Job >> Pictures in the data should be dropped; transcribe exactly the lines from the one that has "Reproduce this chart with Plotly." through the one that has "import plotly.graph_objects as go".
┄┄┄┄┄┄┄┄┄┄
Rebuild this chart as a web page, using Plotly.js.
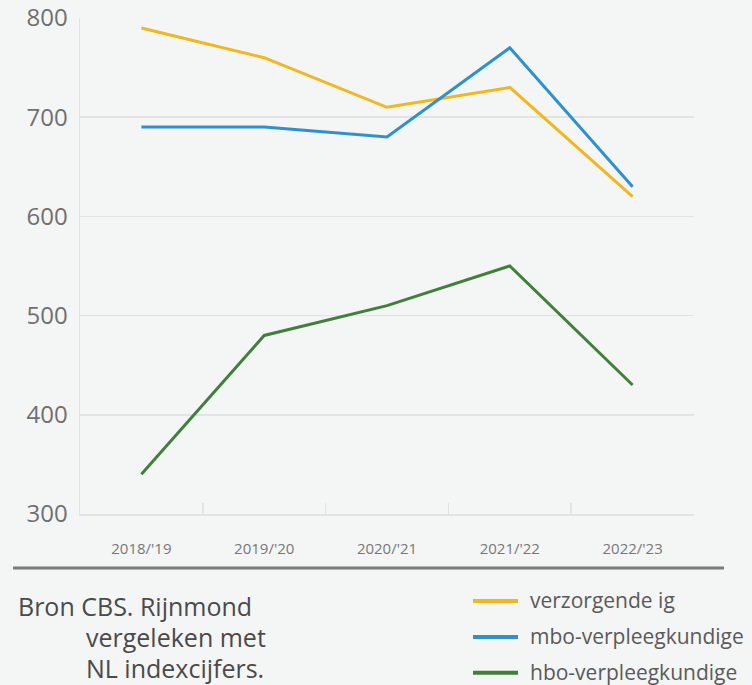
<!DOCTYPE html>
<html>
<head>
<meta charset="utf-8">
<script src="https://cdn.plot.ly/plotly-3.0.1.min.js"></script>
<style>
  html, body { margin: 0; padding: 0; background: #f4f5f5; }
  #chart { width: 752px; height: 685px; }
</style>
</head>
<body>
<div id="chart"></div>
<script>
// ---- data ----
const years = ["2018/'19", "2019/'20", "2020/'21", "2021/'22", "2022/'23"];
const seriesNames = ["verzorgende ig", "mbo-verpleegkundige", "hbo-verpleegkundige"];
const verzorgendeIG = [790, 760, 710, 730, 620];
const mboVerpleegkundige = [690, 690, 680, 770, 630];
const hboVerpleegkundige = [340, 480, 510, 550, 430];
const yTicks = [300, 400, 500, 600, 700, 800];
const sourceLines = ["Bron CBS. Rijnmond", "vergeleken met", "NL indexcijfers."];

// ---- style ----
const colors = ["#f3b61c", "#2b91d1", "#3f8139"];
const bg = "#f4f5f5";
const grid = "#e2e3e3";
const font = "Open Sans, sans-serif";

// plot area pixel geometry
const W = 752, H = 685;
const L = 80, R = 694, T = 17.5, B = 514;
const px = x => (x - L) / (R - L);
const py = y => (B - y) / (B - T);

const seriesValues = [verzorgendeIG, mboVerpleegkundige, hboVerpleegkundige];
const traces = seriesValues.map((vals, i) => ({
  type: 'scatter', mode: 'lines', x: years, y: vals, name: seriesNames[i],
  line: { color: colors[i], width: 3 }, showlegend: false, hoverinfo: 'x+y+name'
}));

const shapes = [
  // separator line under the axis labels
  { type: 'line', xref: 'paper', yref: 'paper', x0: px(13), x1: px(724), y0: py(568), y1: py(568),
    line: { color: '#7a7b7b', width: 3 } }
];
const annotations = [];
const legendY = [601, 637, 673];
seriesNames.forEach((n, i) => {
  shapes.push({ type: 'line', xref: 'paper', yref: 'paper', x0: px(473), x1: px(518),
    y0: py(legendY[i]), y1: py(legendY[i]), line: { color: colors[i], width: 4 } });
  annotations.push({ xref: 'paper', yref: 'paper', x: px(528), y: py(legendY[i] - 1), text: n,
    showarrow: false, xanchor: 'left', yanchor: 'middle',
    font: { family: font, size: 21, color: '#5a5a5a' } });
});
const srcX = [16, 84, 84];
const srcY = [606, 637, 668];
sourceLines.forEach((t, i) => {
  annotations.push({ xref: 'paper', yref: 'paper', x: px(srcX[i]), y: py(srcY[i]), text: t,
    showarrow: false, xanchor: 'left', yanchor: 'middle',
    font: { family: font, size: 25, color: '#4a4a4a' } });
});

const layout = {
  width: W, height: H,
  margin: { l: L, r: W - R, t: T, b: H - B, pad: 0 },
  paper_bgcolor: bg, plot_bgcolor: bg,
  showlegend: false,
  xaxis: {
    type: 'category', range: [-0.5, 4.5], tickson: 'boundaries',
    ticks: 'inside', ticklen: 11, tickcolor: grid, tickwidth: 1.5,
    showgrid: false, zeroline: false, showline: true, linecolor: grid, linewidth: 1.5,
    ticklabelstandoff: 20,
    tickfont: { family: font, size: 15, color: '#787878' }, fixedrange: true
  },
  yaxis: {
    range: [300, 800], tickvals: yTicks, ticktext: yTicks.map(String),
    showgrid: true, gridcolor: grid, gridwidth: 1.5, zeroline: false,
    showline: true, linecolor: grid, linewidth: 1.5, ticks: '',
    ticklabelstandoff: 6,
    tickfont: { family: font, size: 24, color: '#707070' }, fixedrange: true
  },
  shapes: shapes,
  annotations: annotations
};

Plotly.newPlot('chart', traces, layout, { displayModeBar: false, staticPlot: true });
</script>
</body>
</html>
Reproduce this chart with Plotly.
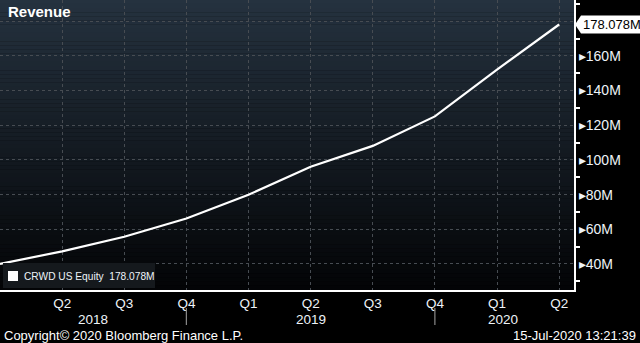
import plotly.graph_objects as go

# ---- data ----
quarters = ["Q1", "Q2", "Q3", "Q4", "Q1", "Q2", "Q3", "Q4", "Q1", "Q2"]
years = ["2018", "2018", "2018", "2018", "2019", "2019", "2019", "2019", "2020", "2020"]
revenue_m = [40.0, 47.3, 55.7, 66.2, 79.9, 96.1, 108.1, 125.1, 152.1, 178.078]
y_major = [40, 60, 80, 100, 120, 140, 160, 180]
y_minor = [30, 50, 70, 90, 110, 130, 150, 170, 190]
year_labels = ["2018", "2019", "2020"]
year_label_pos = [1.5, 5.0, 8.1]
year_separators = [3, 7]
series_name = "CRWD US Equity"
title = "Revenue"

W, H = 640, 343
L, R, T, B = 0, 66, 0, 53
PW, PH = W - L - R, H - T - B

xs = list(range(len(revenue_m)))
NARROW = "Liberation Sans Narrow, Arial Narrow, Liberation Sans, Arial, sans-serif"
REG = "Liberation Sans, Arial, sans-serif"
TXT = "#eef3f8"

fig = go.Figure()
fig.add_trace(go.Scatter(x=xs, y=revenue_m, mode="lines",
                         line=dict(color="white", width=2.2),
                         hoverinfo="skip", showlegend=False))

shapes = []
# vertical gradient background of plot area
n = 70
top = (37, 50, 63)
bot = (3, 4, 6)
for i in range(n):
    f = (i + 0.5) / n
    c = tuple(round(top[k] + (bot[k] - top[k]) * f) for k in range(3))
    shapes.append(dict(type="rect", xref="paper", yref="paper",
                       x0=0, x1=1, y0=1 - (i + 1) / n, y1=1 - i / n + 0.001,
                       fillcolor="rgb(%d,%d,%d)" % c, line=dict(width=0), layer="below"))

def px_x(p):
    return p / PW

def px_y(p):
    return 1 - p / PH

# year separators below axis
for s in year_separators:
    shapes.append(dict(type="line", xref="x", yref="paper", x0=s, x1=s,
                       y0=px_y(308), y1=px_y(325),
                       line=dict(color="#8a8a8a", width=1.2)))

# legend box
shapes.append(dict(type="rect", xref="paper", yref="paper",
                   x0=px_x(3), x1=px_x(155), y0=px_y(288), y1=px_y(263),
                   fillcolor="#15191d", line=dict(width=0), layer="above"))
shapes.append(dict(type="rect", xref="paper", yref="paper",
                   x0=px_x(8), x1=px_x(18), y0=px_y(281), y1=px_y(271),
                   fillcolor="white", line=dict(width=0), layer="above"))

# last value label (arrow box)
last = revenue_m[-1]
ppm = PH / (192.2 - 25.0)
hh = 9 / ppm
x_tip, x_b, x_r = px_x(575), px_x(581), px_x(641)
path = "M %f,%f L %f,%f L %f,%f L %f,%f L %f,%f Z" % (
    x_tip, last, x_b, last + hh, x_r, last + hh, x_r, last - hh, x_b, last - hh)
shapes.append(dict(type="path", xref="paper", yref="y", path=path,
                   fillcolor="white", line=dict(width=0), layer="above"))

annotations = [
    dict(text="<b>%s</b>" % title, xref="paper", yref="paper", x=px_x(6), y=px_y(12),
         xanchor="left", yanchor="middle", showarrow=False,
         font=dict(family=REG, size=15, color="white")),
    dict(text="%s\u00a0 %.3fM" % (series_name, last), xref="paper", yref="paper",
         x=px_x(22), y=px_y(276), xanchor="left", yanchor="middle", showarrow=False,
         font=dict(family=REG, size=10.2, color=TXT)),
    dict(text="%.3fM" % last, xref="paper", yref="y", x=px_x(581), y=last,
         xanchor="left", yanchor="middle", showarrow=False,
         font=dict(family=NARROW, size=13, color="black")),
    dict(text="Copyright\u00a9 2020 Bloomberg Finance L.P.", xref="paper", yref="paper",
         x=px_x(2), y=px_y(335), xanchor="left", yanchor="middle", showarrow=False,
         font=dict(family=REG, size=13, color="white")),
    dict(text="15-Jul-2020 13:21:39", xref="paper", yref="paper",
         x=px_x(638), y=px_y(335), xanchor="right", yanchor="middle", showarrow=False,
         font=dict(family=REG, size=13, color="white")),
]
for lab, pos in zip(year_labels, year_label_pos):
    annotations.append(dict(text=lab, xref="x", yref="paper", x=pos, y=px_y(319),
                            xanchor="center", yanchor="middle", showarrow=False,
                            font=dict(family=NARROW, size=13.5, color=TXT)))

ytext = ["\u25b8%dM" % v if v != 180 else "" for v in y_major]

fig.update_layout(
    width=W, height=H,
    margin=dict(l=L, r=R, t=T, b=B, pad=0),
    paper_bgcolor="black", plot_bgcolor="black",
    shapes=shapes, annotations=annotations,
    showlegend=False,
    xaxis=dict(range=[0, PW / 62.125], tickmode="array",
               tickvals=xs[1:], ticktext=quarters[1:],
               showgrid=True, gridcolor="#474c52", griddash="3px,3px", gridwidth=1,
               showline=True, linecolor="white", linewidth=2,
               ticks="", zeroline=False,
               tickfont=dict(family=NARROW, size=13.5, color=TXT)),
    yaxis=dict(range=[25.0, 192.2], side="right", tickmode="array",
               tickvals=y_major, ticktext=ytext,
               showgrid=True, gridcolor="#474c52", griddash="3px,3px", gridwidth=1,
               showline=True, linecolor="white", linewidth=2,
               ticks="", zeroline=False,
               minor=dict(tickmode="array", tickvals=y_minor, ticks="outside",
                          ticklen=4, tickcolor="white", tickwidth=1.5, showgrid=False),
               tickfont=dict(family=NARROW, size=14, color=TXT)),
)

fig.write_html("out.html")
┄┄┄┄┄┄┄┄┄┄
Output >>
Reproduce this chart with Plotly.
import plotly.graph_objects as go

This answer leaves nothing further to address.